Even when Coffey and his men see that it’s something otherworldly and not Russian speeding past them and messing with their electronics in the ocean depths, they remain vigilant and on task. Whatever it is, they must destroy it—humanity’s hubris believing we’re special little snowflakes perpetually proving victorious over any hope for diplomacy. That’s not to say Coffey’s unhinged company man isn’t without reason (these creatures aren’t as friendly as first appearances may share), but there’s a difference between blind aggression and violence as a last resort. Cameron uses the theme of nuclear disarmament throughout in a subtle, intrinsic way yet by the end finds it overpowering the story with an insufferable preachiness. Again, though, this excess was part of what he accurately trimmed prior to release.
What this means is that I really need to watch the theatrical cut to rediscover the instant classic I know this film to be when pared down to its fighting weight. The pacing is going to be slow either way, but a little leanness has to help prevent the need to look at your watch after a crucial life or death situation with Lindsey (one that could easily provide a decent ending) only to discover there’s still forty minutes to go. Because while the first two-thirds are about Brigman’s crew’s optimism and compassion versus Coffey’s jaded cynicism towards their discovery, Cameron still needs to broach the subject of why these aliens are here. It isn’t just about the Oscar-winning effects in action sequences within the water pitting cruelty against hope; there are bigger questions to be pondered.
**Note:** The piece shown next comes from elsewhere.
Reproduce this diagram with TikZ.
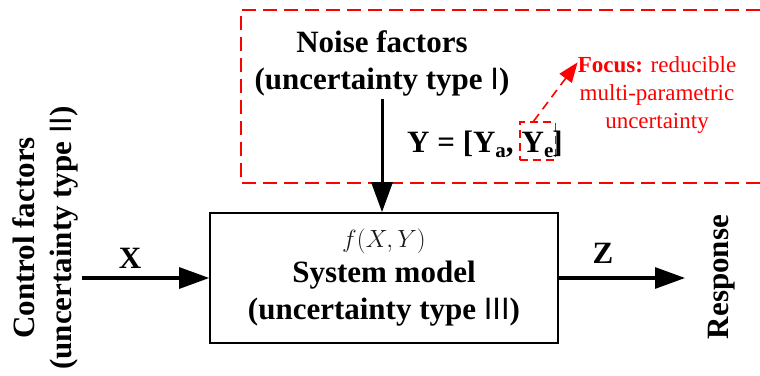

As such he uses the microcosm of Harris and Mastrantonio’s failed relationship to stand in for humanity’s own less than stellar track record at peace, evolving it beyond petty differences and career-oriented decisions. There’s Biehn’s business-first and -last attitude portraying America’s ego and superiority complex, refusing to believe anything but the worst of the unknown. When did our curiosity become paranoia? When did fear start motivating every action we make? These questions are just as relevant today (if not more) as they were then because it doesn’t take a long look at government to see we haven’t learned a thing. Granted, neither has the rest of the world, so you almost can’t blame an extraterrestrial visiting party for wanting to stop a potential threat in its infancy before it can do harm beyond its own universe.